A dramatic reduction in the excited-state intramolecular proton transfer (ESIPT) rate is observed for 3-hydroxyflavone (3-HF) within the nanoscopic polar domains of Aerosol-OT (AOT)/n-heptane reverse micelle solutions. It is attributed to the formation of intermolecularly hydrogen-bonded 3-HF:AOT complexes, which cause a significant disruption of intramolecular hydrogen bonding within the complex-bound 3-HF molecules, thereby limiting the overall rate of the ESIPT process.

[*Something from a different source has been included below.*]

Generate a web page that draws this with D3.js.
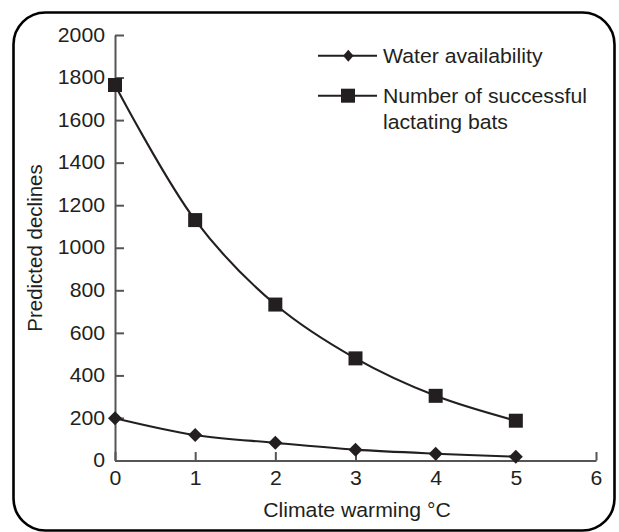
<!DOCTYPE html>
<html>
<head>
<meta charset="utf-8">
<script src="https://cdn.jsdelivr.net/npm/d3@7"></script>
<style>
  html, body { margin: 0; padding: 0; background: #fff; }
  svg { display: block; }
  text { font-family: "Liberation Sans", Arial, Helvetica, sans-serif; fill: #231f20; }
</style>
</head>
<body>
<svg id="chart" width="619" height="532"></svg>
<script>
// ---- data ----
const warming = [0, 1, 2, 3, 4, 5];
const waterAvailability = [199, 120, 83, 51, 32, 18];
const lactatingBats = [1765, 1130, 733, 480, 304, 187];
const xTicks = [0, 1, 2, 3, 4, 5, 6];
const yTicks = [0, 200, 400, 600, 800, 1000, 1200, 1400, 1600, 1800, 2000];
const seriesNames = ["Water availability", "Number of successful|lactating bats"];
const xTitle = "Climate warming \u00B0C";
const yTitle = "Predicted declines";

// ---- layout ----
const svg = d3.select("#chart");
const ink = "#231f20";
const axisGrey = "#555555";
const stretch = 1.1;
const fs = 19.3;

// rounded frame
svg.append("rect")
  .attr("x", 13.5).attr("y", 12.5)
  .attr("width", 601).attr("height", 518)
  .attr("rx", 32).attr("ry", 32)
  .attr("fill", "#fff").attr("stroke", "#000").attr("stroke-width", 2.6);

const x = d3.scaleLinear().domain([0, 6]).range([115, 596]);
const y = d3.scaleLinear().domain([0, 2000]).range([460.5, 35]);

// axes
const xAxis = d3.axisBottom(x).tickValues(xTicks).tickFormat(d3.format("d"))
  .tickSizeInner(-8.5).tickSizeOuter(0).tickPadding(11);
const yAxis = d3.axisLeft(y).tickValues(yTicks).tickFormat(d3.format("d"))
  .tickSizeInner(-9).tickSizeOuter(0).tickPadding(10);

const gx = svg.append("g").attr("transform", `translate(0,${y(0)})`).call(xAxis);
const gy = svg.append("g").attr("transform", `translate(${x(0)},0)`).call(yAxis);

[gx, gy].forEach(g => {
  g.select(".domain").attr("stroke", axisGrey).attr("stroke-width", 2);
  g.selectAll(".tick line").attr("stroke", axisGrey).attr("stroke-width", 2);
  g.selectAll(".tick text")
    .attr("font-size", fs)
    .attr("fill", ink)
    .attr("font-family", "Liberation Sans, Arial, sans-serif");
});
gx.selectAll(".tick text").attr("transform", `scale(${stretch},1)`).attr("x", 0);
gy.selectAll(".tick text").attr("transform", `scale(${stretch},1)`).attr("x", -10 / stretch);

// lines
const line = d3.line()
  .x((d, i) => x(warming[i]))
  .y(d => y(d))
  .curve(d3.curveCatmullRom.alpha(0.5));

svg.append("path").datum(lactatingBats)
  .attr("d", line).attr("fill", "none").attr("stroke", ink).attr("stroke-width", 2.1);
svg.append("path").datum(waterAvailability)
  .attr("d", line).attr("fill", "none").attr("stroke", ink).attr("stroke-width", 2.1);

const sq = 14;
svg.append("g").selectAll("rect").data(lactatingBats).join("rect")
  .attr("x", (d, i) => x(warming[i]) - sq / 2)
  .attr("y", d => y(d) - sq / 2)
  .attr("width", sq).attr("height", sq)
  .attr("fill", ink);

const diamond = (cx, cy, hw, hh) => `M${cx},${cy - hh}L${cx + hw},${cy}L${cx},${cy + hh}L${cx - hw},${cy}Z`;
svg.append("g").selectAll("path").data(waterAvailability).join("path")
  .attr("d", (d, i) => diamond(x(warming[i]), y(d), 7, 7))
  .attr("fill", ink);

// legend
const lg = svg.append("g");
const legY = [55.7, 95.7];
lg.append("line").attr("x1", 318).attr("x2", 377).attr("y1", legY[0]).attr("y2", legY[0])
  .attr("stroke", ink).attr("stroke-width", 2);
lg.append("path").attr("d", diamond(348.3, legY[0], 5.2, 6)).attr("fill", ink);
lg.append("line").attr("x1", 318).attr("x2", 377).attr("y1", legY[1]).attr("y2", legY[1])
  .attr("stroke", ink).attr("stroke-width", 2);
lg.append("rect").attr("x", 348 - sq / 2).attr("y", legY[1] - sq / 2)
  .attr("width", sq).attr("height", sq).attr("fill", ink);

seriesNames.forEach((name, k) => {
  name.split("|").forEach((ln, j) => {
    lg.append("text")
      .attr("transform", `translate(383,${legY[k] + 7 + j * 26}) scale(${stretch},1)`)
      .attr("font-size", fs)
      .text(ln);
  });
});

// axis titles
svg.append("text")
  .attr("transform", `translate(357,517) scale(${stretch},1)`)
  .attr("text-anchor", "middle")
  .attr("font-size", fs)
  .text(xTitle);

svg.append("text")
  .attr("transform", `translate(42,248) rotate(-90)`)
  .attr("text-anchor", "middle")
  .attr("font-size", 20.5)
  .text(yTitle);
</script>
</body>
</html>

Introduction of strong hydrogen-bonding polar solvents like water or methanol into the reverse micelles causes extensive solvation of the AOT head groups, leading to the collapse of the 3-HF:AOT complex and eventual release of intramolecularly hydrogen-bonded 3-HF molecules which are then able to undergo ultrafast ESIPT. With increasing W-value (W=[polar solvent]:[AOT]), a larger number of 3-HF:AOT complexes are decimated, thus accelerating the overall ESIPT process. In contrast, in presence of solvents like acetonitrile, whose hydrogen-bonding power is inherently weak, the AOT head groups are poorly solvated, so that the 3-HF:AOT complexes are hardly affected at any W-value. Consequently the ESIPT dynamics of 3-HF in acetonitrile-containing AOT reverse micelles is nearly independent of the W-value, and always slower compared to that in water- or methanol-containing AOT reverse micelles. The results highlight the importance of hydrogen-bonding property of the polar solvent on the ESIPT of 3-HF within a nanoscopic domain.